» INPUT FOR THIS TASK:
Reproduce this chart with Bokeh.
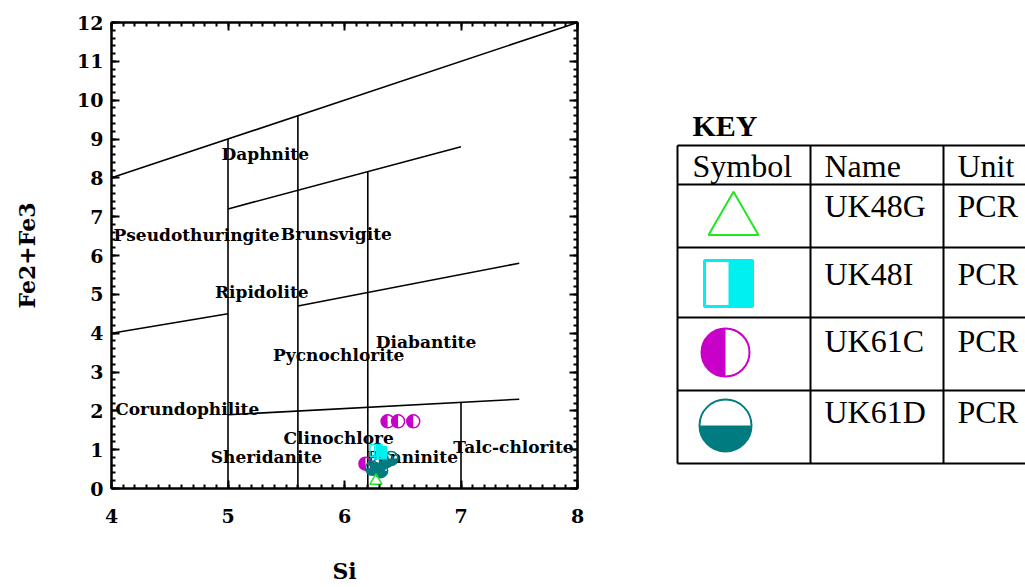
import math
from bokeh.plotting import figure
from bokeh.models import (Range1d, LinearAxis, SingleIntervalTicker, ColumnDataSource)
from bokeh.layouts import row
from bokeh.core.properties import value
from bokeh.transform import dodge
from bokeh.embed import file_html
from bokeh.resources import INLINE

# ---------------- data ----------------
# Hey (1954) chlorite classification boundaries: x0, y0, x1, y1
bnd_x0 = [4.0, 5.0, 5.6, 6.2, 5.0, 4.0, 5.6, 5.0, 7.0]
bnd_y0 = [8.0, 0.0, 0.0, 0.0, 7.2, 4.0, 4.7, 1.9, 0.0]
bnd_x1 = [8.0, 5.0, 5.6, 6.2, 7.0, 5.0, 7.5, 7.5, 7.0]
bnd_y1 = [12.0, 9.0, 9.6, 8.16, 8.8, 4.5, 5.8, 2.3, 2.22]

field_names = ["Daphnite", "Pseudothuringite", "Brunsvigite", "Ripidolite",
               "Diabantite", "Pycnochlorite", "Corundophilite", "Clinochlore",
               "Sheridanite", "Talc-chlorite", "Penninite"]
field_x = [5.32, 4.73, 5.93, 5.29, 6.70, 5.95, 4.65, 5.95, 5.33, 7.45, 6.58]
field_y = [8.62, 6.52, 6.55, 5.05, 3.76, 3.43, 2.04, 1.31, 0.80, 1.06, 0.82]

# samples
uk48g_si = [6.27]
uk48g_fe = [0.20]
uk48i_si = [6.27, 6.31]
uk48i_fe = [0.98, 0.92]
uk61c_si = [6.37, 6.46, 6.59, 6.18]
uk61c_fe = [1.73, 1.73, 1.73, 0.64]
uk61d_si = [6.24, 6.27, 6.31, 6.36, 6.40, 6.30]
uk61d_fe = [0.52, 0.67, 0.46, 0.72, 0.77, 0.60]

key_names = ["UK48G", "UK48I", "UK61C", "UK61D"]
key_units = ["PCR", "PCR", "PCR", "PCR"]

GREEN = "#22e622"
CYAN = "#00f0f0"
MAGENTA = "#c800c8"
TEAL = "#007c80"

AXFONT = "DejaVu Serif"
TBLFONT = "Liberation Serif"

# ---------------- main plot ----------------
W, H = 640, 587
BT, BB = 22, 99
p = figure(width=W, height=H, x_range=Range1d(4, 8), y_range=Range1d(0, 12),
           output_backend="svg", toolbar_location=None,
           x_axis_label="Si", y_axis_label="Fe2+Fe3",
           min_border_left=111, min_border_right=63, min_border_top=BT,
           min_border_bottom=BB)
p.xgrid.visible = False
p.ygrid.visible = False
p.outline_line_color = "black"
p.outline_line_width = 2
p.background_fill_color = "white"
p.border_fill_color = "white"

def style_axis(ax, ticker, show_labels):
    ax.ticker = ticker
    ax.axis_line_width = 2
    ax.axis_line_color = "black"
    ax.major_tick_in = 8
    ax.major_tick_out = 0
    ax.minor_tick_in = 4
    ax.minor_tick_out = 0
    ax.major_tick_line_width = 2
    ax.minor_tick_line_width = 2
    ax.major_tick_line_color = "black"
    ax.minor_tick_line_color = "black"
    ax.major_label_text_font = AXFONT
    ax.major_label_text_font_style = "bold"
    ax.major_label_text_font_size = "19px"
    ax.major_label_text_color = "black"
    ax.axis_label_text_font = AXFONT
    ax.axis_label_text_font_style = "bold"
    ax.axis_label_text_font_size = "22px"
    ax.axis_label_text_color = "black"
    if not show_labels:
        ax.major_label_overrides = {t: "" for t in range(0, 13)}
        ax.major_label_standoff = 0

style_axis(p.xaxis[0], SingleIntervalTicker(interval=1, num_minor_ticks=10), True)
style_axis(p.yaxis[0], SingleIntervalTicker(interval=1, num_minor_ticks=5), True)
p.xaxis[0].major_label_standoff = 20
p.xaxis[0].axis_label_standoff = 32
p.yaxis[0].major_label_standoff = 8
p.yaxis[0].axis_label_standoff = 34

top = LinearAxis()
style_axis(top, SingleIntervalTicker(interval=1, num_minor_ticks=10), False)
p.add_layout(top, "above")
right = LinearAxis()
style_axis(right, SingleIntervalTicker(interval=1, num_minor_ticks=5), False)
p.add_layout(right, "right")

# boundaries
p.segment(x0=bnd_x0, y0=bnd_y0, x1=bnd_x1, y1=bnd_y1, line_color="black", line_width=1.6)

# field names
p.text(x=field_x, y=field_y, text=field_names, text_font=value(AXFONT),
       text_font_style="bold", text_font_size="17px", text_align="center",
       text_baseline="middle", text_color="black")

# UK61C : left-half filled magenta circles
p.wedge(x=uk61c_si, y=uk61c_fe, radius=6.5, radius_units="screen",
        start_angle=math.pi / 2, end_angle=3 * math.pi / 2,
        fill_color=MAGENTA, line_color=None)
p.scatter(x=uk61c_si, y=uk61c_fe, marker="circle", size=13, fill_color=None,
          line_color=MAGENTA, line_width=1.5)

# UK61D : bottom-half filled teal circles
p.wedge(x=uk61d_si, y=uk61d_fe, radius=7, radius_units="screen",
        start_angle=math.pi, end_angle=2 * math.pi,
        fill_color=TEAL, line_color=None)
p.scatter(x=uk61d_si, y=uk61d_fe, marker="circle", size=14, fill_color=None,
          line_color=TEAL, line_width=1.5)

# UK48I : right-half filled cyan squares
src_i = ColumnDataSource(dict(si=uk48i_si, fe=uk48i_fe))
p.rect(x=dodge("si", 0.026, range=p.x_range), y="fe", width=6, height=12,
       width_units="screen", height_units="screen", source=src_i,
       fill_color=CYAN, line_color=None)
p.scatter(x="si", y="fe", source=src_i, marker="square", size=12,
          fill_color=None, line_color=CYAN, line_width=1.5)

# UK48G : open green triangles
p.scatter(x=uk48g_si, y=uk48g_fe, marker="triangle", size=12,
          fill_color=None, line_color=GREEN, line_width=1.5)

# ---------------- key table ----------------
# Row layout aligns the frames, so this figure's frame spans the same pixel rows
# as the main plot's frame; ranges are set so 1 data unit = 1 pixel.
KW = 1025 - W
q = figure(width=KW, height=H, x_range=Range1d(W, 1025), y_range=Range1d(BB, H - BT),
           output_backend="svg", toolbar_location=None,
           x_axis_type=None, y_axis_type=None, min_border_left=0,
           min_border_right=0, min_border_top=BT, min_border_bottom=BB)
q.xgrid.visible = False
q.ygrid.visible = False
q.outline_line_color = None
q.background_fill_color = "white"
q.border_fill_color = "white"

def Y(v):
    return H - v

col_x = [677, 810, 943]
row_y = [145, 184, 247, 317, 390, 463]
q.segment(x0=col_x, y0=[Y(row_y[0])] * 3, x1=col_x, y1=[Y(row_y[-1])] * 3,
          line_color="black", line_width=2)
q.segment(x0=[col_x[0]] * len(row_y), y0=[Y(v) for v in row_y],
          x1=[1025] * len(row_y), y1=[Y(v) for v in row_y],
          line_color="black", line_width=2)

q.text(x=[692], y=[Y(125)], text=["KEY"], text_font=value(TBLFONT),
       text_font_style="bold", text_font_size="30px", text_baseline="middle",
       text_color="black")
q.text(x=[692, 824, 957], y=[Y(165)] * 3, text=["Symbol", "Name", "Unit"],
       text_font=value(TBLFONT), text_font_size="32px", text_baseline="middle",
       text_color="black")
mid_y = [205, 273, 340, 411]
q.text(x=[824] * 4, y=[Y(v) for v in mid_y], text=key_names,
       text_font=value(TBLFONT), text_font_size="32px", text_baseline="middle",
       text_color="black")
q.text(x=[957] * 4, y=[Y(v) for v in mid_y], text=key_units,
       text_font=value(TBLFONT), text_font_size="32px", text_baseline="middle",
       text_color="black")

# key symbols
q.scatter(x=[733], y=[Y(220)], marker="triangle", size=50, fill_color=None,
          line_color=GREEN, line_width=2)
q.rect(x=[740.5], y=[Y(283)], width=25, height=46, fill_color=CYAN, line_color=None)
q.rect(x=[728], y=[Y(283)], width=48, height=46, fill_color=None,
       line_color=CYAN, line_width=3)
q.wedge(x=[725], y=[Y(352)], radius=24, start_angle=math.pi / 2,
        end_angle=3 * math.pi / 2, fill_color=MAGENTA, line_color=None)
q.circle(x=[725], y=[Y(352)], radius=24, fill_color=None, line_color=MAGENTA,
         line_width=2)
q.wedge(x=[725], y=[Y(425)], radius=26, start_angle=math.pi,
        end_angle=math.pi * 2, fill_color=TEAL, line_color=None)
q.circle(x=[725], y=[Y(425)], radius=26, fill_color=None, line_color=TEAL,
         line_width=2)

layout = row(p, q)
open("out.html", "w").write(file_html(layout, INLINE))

==

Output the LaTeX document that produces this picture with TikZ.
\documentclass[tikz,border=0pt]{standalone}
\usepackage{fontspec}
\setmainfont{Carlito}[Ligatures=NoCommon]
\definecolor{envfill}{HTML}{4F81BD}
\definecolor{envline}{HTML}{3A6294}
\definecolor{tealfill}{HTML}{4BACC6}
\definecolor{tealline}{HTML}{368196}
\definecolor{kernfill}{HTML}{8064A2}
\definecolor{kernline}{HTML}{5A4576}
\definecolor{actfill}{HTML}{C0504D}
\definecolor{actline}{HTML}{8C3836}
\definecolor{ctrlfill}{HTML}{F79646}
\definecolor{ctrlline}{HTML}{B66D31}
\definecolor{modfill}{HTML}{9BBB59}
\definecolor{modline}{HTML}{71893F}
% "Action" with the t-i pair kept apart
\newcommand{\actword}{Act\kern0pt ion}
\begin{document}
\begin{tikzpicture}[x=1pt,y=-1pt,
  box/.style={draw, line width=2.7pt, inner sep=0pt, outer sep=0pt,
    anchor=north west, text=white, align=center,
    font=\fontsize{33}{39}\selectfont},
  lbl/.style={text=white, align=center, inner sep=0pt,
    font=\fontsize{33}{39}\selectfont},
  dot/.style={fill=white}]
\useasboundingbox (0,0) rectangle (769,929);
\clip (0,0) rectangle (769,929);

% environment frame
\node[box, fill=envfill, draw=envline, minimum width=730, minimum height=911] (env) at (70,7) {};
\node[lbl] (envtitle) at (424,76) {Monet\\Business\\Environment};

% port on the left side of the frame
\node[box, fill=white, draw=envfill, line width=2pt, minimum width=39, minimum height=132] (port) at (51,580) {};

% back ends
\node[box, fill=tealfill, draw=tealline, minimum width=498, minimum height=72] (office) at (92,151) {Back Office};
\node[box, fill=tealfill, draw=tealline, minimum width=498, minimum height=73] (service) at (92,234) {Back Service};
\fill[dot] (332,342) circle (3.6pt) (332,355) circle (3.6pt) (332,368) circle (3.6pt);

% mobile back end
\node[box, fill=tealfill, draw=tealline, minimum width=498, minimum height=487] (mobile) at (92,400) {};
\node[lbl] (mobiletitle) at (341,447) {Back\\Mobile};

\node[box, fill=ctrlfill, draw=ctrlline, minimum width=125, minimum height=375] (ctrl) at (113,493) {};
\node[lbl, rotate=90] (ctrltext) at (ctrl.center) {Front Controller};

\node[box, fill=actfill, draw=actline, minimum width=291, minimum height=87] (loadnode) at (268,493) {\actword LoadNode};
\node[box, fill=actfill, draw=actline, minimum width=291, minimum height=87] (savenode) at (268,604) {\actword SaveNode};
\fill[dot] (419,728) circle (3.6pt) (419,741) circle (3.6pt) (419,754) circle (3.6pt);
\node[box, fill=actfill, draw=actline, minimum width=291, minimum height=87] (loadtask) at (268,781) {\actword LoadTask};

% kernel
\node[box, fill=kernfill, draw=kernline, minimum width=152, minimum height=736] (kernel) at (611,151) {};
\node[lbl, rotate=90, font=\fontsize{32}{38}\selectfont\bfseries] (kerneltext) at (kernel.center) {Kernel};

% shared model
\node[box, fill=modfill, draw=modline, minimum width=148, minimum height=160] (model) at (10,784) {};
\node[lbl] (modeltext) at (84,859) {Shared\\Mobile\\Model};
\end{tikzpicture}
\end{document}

...

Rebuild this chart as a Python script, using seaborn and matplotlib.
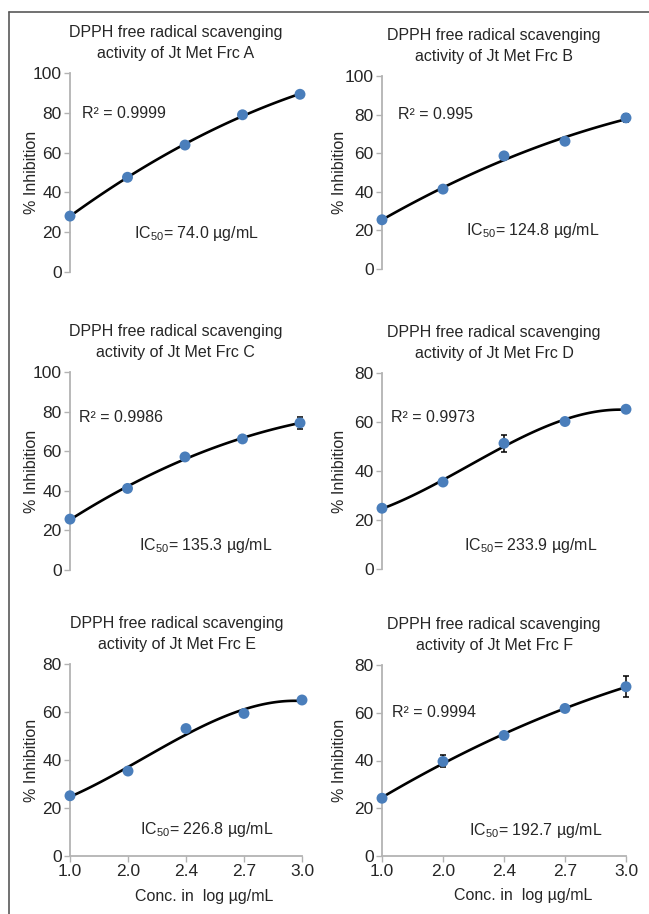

» TASK TO CARRY OUT:
Find the word "with" and list each line it appears in.

» EXERCISE RESPONSE:
Reproduce this chart with Bokeh.
Output the LaTeX document that produces this picture with TikZ.
% "Action" with the t-i pair kept apart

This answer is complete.